Aim of the exercise | Your task is to copy the lines between the line containing "Write the matplotlib code for this chart." and the line containing "import matplotlib.pyplot as plt", counting both of those lines, and to emit nothing more.

::::

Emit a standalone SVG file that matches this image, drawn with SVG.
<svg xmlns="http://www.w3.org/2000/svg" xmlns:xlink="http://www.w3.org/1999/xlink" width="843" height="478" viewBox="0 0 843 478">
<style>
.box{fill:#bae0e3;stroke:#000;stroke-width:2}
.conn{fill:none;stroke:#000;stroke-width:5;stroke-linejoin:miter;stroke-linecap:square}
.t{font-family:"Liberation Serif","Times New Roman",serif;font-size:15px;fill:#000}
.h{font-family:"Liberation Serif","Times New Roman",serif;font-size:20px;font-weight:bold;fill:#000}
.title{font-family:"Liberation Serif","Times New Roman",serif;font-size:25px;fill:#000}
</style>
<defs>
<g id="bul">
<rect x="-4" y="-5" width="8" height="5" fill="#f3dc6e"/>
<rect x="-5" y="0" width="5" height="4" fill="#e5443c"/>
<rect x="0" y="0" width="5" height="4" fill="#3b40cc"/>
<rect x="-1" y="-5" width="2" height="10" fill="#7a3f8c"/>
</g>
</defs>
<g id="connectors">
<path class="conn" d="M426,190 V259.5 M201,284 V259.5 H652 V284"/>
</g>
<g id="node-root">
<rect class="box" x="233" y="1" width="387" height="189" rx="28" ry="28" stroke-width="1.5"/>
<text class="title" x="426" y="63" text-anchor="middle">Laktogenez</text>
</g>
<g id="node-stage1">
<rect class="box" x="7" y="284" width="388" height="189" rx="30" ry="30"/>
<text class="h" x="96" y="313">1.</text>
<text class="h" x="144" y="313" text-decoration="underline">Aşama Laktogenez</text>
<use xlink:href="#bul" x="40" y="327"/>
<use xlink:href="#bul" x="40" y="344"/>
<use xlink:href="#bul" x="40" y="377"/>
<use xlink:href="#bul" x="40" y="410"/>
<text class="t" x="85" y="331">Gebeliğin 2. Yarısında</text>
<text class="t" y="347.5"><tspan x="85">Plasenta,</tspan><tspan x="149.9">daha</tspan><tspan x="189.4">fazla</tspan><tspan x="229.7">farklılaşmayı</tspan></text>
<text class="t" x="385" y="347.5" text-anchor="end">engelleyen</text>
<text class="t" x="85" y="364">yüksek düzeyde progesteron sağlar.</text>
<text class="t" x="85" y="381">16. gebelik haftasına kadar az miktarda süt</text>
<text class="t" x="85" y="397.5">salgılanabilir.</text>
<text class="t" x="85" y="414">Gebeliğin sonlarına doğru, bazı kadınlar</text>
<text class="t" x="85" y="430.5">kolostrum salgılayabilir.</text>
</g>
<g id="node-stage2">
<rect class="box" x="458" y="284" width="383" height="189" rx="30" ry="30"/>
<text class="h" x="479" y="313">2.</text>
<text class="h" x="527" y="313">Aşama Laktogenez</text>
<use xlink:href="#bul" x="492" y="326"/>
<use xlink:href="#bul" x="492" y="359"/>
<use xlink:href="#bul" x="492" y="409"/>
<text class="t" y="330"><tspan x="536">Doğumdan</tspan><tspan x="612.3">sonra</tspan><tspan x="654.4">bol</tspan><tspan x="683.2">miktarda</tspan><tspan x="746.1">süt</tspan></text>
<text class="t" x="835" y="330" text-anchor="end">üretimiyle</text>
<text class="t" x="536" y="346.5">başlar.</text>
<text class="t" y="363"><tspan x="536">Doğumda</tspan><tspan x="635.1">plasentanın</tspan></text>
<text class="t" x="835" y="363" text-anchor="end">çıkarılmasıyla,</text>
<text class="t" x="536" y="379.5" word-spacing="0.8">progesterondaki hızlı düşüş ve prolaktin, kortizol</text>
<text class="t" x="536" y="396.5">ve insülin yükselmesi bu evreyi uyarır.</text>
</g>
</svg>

::::

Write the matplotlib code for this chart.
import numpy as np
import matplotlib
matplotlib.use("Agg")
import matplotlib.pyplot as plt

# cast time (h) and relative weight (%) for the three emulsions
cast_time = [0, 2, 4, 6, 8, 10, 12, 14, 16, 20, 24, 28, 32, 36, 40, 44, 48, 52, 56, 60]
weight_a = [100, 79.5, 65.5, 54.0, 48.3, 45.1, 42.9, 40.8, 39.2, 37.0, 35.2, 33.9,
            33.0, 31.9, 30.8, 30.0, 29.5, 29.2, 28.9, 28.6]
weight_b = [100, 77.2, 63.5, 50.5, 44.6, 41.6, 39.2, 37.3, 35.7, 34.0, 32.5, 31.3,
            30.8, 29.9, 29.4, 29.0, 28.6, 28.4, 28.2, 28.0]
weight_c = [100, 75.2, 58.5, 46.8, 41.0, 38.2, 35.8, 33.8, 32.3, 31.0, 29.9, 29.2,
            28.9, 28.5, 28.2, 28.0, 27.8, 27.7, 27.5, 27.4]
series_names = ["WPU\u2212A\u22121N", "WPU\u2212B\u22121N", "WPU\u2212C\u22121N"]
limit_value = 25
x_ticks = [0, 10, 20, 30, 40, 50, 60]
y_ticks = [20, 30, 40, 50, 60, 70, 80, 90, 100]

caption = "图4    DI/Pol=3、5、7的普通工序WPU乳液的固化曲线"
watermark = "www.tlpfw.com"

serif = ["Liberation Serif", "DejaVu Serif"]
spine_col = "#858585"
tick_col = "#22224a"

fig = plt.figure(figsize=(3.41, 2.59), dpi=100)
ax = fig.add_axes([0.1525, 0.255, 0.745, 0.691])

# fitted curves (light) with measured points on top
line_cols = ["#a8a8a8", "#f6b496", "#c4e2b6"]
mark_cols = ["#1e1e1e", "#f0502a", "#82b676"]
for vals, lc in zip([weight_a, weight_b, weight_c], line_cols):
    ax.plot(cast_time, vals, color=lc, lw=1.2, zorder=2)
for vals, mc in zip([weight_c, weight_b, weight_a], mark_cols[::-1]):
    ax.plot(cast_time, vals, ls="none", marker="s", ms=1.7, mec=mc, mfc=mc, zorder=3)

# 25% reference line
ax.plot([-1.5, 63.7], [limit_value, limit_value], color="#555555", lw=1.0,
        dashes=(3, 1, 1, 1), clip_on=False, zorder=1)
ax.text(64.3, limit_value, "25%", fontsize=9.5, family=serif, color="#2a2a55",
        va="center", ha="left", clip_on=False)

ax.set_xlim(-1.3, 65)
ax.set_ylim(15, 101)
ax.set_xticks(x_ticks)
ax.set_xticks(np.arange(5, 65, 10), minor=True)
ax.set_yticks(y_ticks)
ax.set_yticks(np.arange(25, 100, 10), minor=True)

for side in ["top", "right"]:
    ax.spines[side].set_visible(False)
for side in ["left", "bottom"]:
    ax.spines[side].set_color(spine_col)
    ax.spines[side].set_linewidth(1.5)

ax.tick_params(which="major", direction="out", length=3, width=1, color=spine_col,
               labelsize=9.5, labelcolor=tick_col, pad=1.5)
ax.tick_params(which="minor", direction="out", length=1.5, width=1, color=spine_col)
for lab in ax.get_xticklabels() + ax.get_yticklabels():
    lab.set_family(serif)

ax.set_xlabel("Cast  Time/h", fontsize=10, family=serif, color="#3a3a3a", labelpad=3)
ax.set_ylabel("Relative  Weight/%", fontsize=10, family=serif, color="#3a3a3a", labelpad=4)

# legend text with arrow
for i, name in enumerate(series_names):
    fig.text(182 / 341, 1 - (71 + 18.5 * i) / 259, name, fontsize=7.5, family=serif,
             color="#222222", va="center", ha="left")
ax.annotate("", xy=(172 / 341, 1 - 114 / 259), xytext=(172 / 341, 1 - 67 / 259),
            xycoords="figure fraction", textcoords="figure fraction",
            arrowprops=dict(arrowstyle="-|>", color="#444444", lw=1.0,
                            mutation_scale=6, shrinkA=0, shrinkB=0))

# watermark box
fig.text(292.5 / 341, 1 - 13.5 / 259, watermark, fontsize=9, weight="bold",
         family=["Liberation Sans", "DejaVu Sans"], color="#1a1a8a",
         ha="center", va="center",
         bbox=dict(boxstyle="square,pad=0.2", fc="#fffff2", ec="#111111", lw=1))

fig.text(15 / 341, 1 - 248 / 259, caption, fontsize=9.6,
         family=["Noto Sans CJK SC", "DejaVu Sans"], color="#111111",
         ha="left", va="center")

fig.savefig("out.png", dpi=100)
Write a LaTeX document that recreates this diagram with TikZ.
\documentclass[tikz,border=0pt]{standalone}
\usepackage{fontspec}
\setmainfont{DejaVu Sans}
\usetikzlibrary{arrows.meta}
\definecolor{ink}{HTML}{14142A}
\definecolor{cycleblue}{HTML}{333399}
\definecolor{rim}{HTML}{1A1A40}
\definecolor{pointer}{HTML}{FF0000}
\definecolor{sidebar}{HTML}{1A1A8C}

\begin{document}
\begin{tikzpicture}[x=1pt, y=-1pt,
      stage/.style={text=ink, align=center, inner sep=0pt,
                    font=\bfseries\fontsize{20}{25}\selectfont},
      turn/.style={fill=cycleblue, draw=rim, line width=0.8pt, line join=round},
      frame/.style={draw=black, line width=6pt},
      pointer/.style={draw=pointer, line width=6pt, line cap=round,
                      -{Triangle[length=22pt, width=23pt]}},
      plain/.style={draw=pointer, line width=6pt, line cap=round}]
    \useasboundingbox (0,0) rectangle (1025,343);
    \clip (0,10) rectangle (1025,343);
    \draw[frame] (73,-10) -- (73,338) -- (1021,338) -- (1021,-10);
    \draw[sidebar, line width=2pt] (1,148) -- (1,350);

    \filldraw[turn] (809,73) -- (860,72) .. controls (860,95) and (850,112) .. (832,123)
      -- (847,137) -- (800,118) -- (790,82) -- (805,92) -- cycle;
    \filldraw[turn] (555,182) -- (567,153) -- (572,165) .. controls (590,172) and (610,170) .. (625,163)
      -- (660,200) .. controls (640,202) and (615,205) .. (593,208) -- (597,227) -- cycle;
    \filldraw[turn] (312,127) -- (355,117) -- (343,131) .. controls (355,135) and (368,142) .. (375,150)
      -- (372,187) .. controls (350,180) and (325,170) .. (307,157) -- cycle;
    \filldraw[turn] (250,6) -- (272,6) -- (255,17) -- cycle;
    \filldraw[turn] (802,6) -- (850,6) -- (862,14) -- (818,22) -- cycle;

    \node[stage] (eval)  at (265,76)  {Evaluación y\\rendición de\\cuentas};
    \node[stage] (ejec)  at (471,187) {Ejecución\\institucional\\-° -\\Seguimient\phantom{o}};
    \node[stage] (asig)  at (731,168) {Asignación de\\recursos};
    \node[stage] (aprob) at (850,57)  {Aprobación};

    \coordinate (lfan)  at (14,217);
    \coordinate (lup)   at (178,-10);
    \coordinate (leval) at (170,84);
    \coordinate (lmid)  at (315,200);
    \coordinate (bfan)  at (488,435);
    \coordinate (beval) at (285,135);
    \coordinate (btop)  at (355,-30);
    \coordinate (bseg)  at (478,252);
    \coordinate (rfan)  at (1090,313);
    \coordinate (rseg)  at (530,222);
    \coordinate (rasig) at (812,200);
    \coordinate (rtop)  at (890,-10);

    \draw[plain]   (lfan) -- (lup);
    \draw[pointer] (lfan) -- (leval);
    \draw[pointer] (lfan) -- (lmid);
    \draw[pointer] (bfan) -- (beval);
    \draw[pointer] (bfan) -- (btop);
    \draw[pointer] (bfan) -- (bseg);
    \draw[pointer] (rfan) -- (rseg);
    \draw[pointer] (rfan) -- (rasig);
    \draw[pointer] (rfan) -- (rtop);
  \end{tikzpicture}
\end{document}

::::

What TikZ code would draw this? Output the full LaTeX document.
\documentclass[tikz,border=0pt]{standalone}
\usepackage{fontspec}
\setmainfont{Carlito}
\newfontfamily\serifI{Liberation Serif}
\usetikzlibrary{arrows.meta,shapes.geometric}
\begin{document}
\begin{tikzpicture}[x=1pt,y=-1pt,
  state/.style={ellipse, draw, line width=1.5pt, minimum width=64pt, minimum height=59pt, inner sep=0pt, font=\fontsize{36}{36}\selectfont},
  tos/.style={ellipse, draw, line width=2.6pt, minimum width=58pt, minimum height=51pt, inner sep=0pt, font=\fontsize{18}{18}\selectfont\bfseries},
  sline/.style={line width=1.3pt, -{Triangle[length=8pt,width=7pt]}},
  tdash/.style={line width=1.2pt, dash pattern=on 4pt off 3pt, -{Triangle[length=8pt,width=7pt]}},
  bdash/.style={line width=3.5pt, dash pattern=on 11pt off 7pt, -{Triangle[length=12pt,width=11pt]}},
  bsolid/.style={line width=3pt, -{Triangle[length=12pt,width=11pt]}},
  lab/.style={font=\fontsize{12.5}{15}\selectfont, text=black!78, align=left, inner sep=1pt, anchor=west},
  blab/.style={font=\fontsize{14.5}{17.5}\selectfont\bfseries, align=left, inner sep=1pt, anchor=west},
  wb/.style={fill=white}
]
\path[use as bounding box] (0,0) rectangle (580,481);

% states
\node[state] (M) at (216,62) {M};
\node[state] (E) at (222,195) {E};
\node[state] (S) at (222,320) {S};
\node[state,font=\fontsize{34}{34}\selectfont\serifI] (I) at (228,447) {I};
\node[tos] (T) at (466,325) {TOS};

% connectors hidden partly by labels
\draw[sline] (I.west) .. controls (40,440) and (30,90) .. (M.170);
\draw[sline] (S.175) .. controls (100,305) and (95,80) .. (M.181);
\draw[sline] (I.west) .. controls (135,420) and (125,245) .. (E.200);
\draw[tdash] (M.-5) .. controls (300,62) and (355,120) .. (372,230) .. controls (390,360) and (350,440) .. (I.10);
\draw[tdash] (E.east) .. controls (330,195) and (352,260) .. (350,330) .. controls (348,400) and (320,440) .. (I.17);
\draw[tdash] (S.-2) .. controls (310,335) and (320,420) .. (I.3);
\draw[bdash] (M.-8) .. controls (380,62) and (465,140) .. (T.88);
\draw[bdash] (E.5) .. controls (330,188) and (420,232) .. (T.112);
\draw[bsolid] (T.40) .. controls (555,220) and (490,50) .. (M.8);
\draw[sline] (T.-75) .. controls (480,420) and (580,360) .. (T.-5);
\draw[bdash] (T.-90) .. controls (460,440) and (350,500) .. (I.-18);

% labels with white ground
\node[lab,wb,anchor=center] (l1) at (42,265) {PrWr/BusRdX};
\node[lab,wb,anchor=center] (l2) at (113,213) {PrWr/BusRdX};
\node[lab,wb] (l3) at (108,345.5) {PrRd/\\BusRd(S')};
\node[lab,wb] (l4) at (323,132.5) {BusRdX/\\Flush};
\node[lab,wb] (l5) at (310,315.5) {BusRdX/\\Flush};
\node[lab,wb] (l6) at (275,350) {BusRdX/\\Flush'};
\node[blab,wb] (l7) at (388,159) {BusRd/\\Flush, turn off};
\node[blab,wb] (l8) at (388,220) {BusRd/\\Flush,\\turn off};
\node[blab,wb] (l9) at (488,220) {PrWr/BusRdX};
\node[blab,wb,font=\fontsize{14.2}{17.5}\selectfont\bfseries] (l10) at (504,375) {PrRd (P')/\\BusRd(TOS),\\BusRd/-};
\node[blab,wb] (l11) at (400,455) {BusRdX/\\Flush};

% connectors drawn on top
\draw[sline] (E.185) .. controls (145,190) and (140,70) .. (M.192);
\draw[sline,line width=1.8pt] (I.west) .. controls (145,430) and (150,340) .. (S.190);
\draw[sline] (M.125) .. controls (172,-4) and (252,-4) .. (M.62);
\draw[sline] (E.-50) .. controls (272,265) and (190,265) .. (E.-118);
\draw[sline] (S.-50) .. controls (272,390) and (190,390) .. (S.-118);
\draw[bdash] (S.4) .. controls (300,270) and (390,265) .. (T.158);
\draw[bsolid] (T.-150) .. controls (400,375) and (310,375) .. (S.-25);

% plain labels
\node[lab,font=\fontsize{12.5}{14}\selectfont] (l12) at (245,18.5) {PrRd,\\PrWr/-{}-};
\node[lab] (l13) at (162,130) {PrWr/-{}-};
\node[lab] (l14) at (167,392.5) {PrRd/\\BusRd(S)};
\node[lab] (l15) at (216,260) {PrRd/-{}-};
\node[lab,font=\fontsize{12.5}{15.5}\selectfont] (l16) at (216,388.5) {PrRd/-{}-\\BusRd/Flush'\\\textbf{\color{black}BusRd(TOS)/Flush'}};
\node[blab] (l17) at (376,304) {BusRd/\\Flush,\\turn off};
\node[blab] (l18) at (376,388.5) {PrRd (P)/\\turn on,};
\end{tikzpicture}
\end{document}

::::

Answer |
Write the matplotlib code for this chart.
import numpy as np
import matplotlib
matplotlib.use("Agg")
import matplotlib.pyplot as plt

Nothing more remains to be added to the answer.